The XX Factor

The Wife Penalty

Janet Yellen, an exception to the rule.

Photo by Saul Loeb/AFP/Getty Images

We tend to hear about how women pay a motherhood penalty, wage-wise: As Stephanie Coontz pointed out in the New York Times in 2013, working mothers earn 5 percent less per hour per child than comparably employed childless women. But in the rarefied field of economics Ph.D.s, women don’t pay a motherhood penalty; they pay a wife penalty.

According to a study that was presented earlier this month at the American Economic Association, women (who make up about a third of Ph.D. students in economics) who got married in the first five years after they received their Ph.D.s had a 23 percent salary growth penalty—in other words, their salaries grew much more slowly— compared with their unmarried female counterparts. Men who got married in the half-decade after they got their doctorates? They received a 25 percent salary growth bump—their salaries grew by a larger margin—compared to other men. Wendy Stock, a co-author of the study and a professor of economics at Montana State University, said in an email that among female economists, the penalty for having children was not statistically significant. “In addition, our estimates didn’t indicate that the impact of having a child was any different for males than for females,” Stock wrote. (If Ph.D. candidates have children while still in graduate school, they take longer to complete their studies, regardless of gender).

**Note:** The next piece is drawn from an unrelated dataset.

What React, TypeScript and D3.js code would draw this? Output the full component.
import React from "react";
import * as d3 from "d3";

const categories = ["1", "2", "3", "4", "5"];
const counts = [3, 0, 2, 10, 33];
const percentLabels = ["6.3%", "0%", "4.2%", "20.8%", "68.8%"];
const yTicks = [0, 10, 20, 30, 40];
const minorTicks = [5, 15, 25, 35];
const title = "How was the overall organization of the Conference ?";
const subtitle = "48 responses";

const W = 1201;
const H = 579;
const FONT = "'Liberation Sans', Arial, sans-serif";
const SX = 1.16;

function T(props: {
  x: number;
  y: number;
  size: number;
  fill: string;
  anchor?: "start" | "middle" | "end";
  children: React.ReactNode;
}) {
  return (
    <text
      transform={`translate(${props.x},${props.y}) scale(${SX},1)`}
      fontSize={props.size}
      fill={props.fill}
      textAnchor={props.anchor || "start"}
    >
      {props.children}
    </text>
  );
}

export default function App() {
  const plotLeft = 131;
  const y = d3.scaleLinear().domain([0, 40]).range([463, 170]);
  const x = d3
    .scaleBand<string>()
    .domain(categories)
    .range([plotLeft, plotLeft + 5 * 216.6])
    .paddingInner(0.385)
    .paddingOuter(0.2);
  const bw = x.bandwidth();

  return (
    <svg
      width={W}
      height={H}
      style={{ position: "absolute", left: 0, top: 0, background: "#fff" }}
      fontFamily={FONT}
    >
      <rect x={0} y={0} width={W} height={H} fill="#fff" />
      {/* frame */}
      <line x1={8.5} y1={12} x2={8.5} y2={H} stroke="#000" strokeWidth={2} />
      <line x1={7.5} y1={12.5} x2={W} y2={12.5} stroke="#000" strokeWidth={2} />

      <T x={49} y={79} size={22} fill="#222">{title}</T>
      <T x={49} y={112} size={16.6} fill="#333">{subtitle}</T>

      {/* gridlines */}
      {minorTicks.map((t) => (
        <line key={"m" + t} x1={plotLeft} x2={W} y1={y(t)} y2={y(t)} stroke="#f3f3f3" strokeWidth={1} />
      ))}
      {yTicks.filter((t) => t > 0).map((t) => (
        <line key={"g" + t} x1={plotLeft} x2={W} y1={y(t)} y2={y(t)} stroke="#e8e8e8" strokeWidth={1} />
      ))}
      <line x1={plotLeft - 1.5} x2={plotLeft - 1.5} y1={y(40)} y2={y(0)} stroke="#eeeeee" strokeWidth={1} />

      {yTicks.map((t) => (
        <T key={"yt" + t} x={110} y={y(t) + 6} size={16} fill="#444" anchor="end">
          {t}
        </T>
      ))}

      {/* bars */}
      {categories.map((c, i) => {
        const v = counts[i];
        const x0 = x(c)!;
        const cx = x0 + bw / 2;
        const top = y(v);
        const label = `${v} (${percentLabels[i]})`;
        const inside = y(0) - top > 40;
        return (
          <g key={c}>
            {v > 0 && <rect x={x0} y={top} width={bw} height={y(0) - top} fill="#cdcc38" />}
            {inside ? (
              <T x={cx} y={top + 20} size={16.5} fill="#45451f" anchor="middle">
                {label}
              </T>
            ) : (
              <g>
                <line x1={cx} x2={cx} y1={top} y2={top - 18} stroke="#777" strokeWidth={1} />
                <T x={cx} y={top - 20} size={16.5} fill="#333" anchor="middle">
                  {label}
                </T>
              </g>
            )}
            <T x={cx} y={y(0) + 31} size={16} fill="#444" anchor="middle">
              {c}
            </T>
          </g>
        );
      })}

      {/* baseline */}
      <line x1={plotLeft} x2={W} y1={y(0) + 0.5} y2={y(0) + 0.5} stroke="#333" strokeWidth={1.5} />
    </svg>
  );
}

So what’s going on here? It seems like these highly educated women tend to be the “trailing spouse,” which means that they are more likely to put their partner’s career aspirations above their own. According to an earlier paper that Stock co-authored, which tracked the Ph.D. class of 1997, “The percentage of women who reported that their partner’s job opportunities were important for their own job choice is almost twice that of men.” What’s more, the married women were more likely to have changed employers during the first years after graduation than women whose marital status did not change.

Though this is a very specific study tracking a small, highly educated group of men and women, its findings show that institutional equality can only do so much. Stock’s research has found that there is no difference between men and women who are striving for economics Ph.D.s in terms of their financial aid awarded, research assistantships granted, or the time it takes to get a doctorate. But married women are still putting their aspirations second. It’s worth noting here that all female economists who remain in academia also spend more time teaching and less time researching than their male counterparts, suggesting that they’re also possibly putting their career advancement second to the good of their students. (Stock points out that research can be rewarded more highly in tenure and promotion decisions than teaching is.) Even among highly educated, motivated women in a male-dominated field, it seems that cultural expectations of female selflessness still dictate outcomes.